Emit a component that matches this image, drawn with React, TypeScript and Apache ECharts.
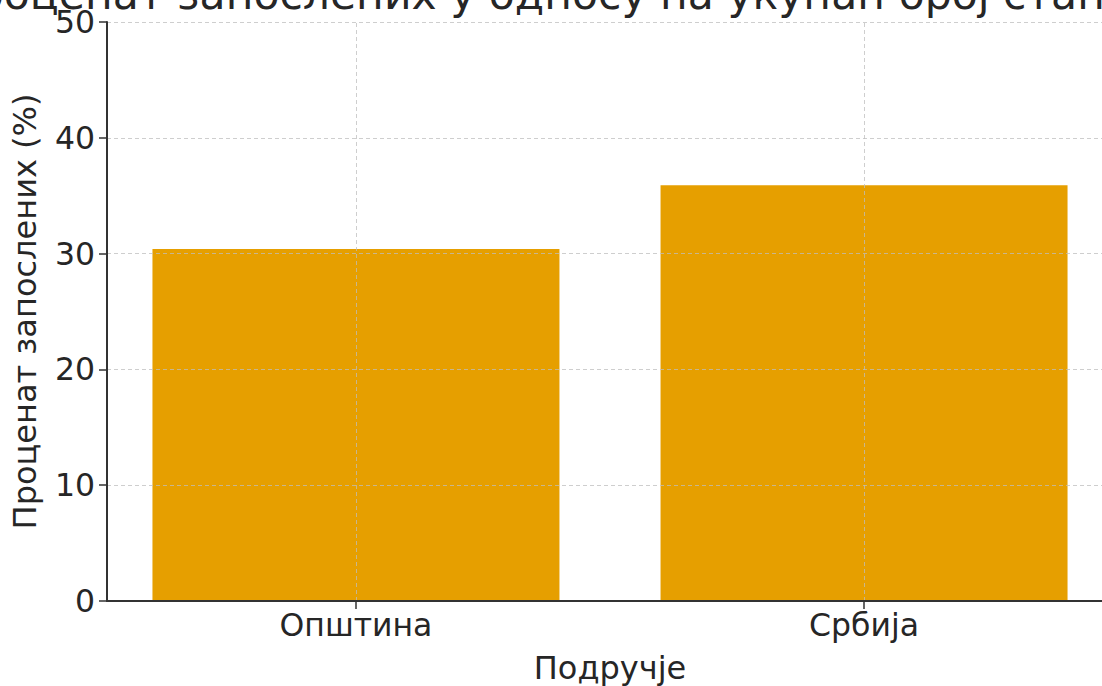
import React, { useEffect, useRef } from "react";
import * as echarts from "echarts";

const categories = ["Општина", "Србија"];
const values = [30.4, 35.9];
const yTicks = [0, 10, 20, 30, 40, 50];
const titleText = "Проценат запослених у односу на укупан број становника";
const xName = "Подручје";
const yName = "Проценат запослених (%)";

export default function App() {
  const ref = useRef<HTMLDivElement>(null);
  useEffect(() => {
    if (!ref.current) return;
    const chart = echarts.init(ref.current, null, { renderer: "svg" });
    const font = "DejaVu Sans";
    const textColor = "#262626";
    const gridColor = "rgba(190,190,190,0.75)";
    chart.setOption({
      animation: false,
      textStyle: { fontFamily: font },
      graphic: [
        {
          type: "text",
          x: 604,
          y: 16,
          z: 10,
          style: {
            text: titleText,
            fontFamily: font,
            fontSize: 42.5,
            fill: textColor,
            textAlign: "center",
            textVerticalAlign: "bottom",
          },
        },
      ],
      grid: { left: 107, top: 22, bottom: 85, width: 1006, outerBoundsMode: "none", containLabel: false },
      xAxis: {
        type: "value",
        min: -0.49,
        max: 1.49,
        z: 6,
        name: xName,
        nameLocation: "middle",
        nameGap: 51,
        nameTextStyle: { fontSize: 32, color: textColor, fontFamily: font },
        axisLine: { show: true, onZero: false, lineStyle: { color: "#333", width: 2 } },
        axisTick: {
          show: true,
          customValues: [0, 1],
          length: 8,
          lineStyle: { color: "#333", width: 1.5 },
        },
        axisLabel: {
          customValues: [0, 1],
          formatter: (v: number) => categories[Math.round(v)] ?? "",
          fontSize: 31.5,
          color: textColor,
          fontFamily: font,
          margin: 8,
        },
        splitLine: { show: false },
      },
      yAxis: {
        type: "value",
        min: 0,
        max: 50,
        interval: 10,
        z: 5,
        name: yName,
        nameLocation: "middle",
        nameGap: 66,
        nameTextStyle: { fontSize: 32, color: textColor, fontFamily: font },
        axisLine: { show: true, onZero: false, lineStyle: { color: "#333", width: 2 } },
        axisTick: { show: true, length: 8, lineStyle: { color: "#333", width: 1.5 } },
        axisLabel: {
          fontSize: 31.5,
          color: textColor,
          fontFamily: font,
          margin: 12,
          formatter: (v: number) => (yTicks.includes(v) ? String(v) : ""),
        },
        splitLine: {
          show: true,
          lineStyle: { color: gridColor, type: [4, 3], width: 1 },
        },
      },
      series: [
        {
          type: "bar",
          data: values.map((v, i) => [i, v]),
          barWidth: 407,
          itemStyle: { color: "#E69F00" },
          markLine: {
            silent: true,
            symbol: "none",
            label: { show: false },
            lineStyle: { color: gridColor, type: [4, 3], width: 1 },
            data: categories.map((_, i) => ({ xAxis: i })),
          },
        },
      ],
    });
    return () => chart.dispose();
  }, []);
  return (
    <div
      ref={ref}
      style={{ position: "fixed", left: 0, top: 0, width: 1102, height: 686, background: "#fff" }}
    />
  );
}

* * * * *

> _EXERCISE DETAILS_
Restate exactly, please, only the lines between the start of the data and the line containing "import * as", both ends included, skipping the pictures.

> _OUTPUT FOR THIS EXERCISE_
Emit a component that matches this image, drawn with React, TypeScript and Apache ECharts.
import React, { useEffect, useRef } from "react";
import * as echarts from "echarts";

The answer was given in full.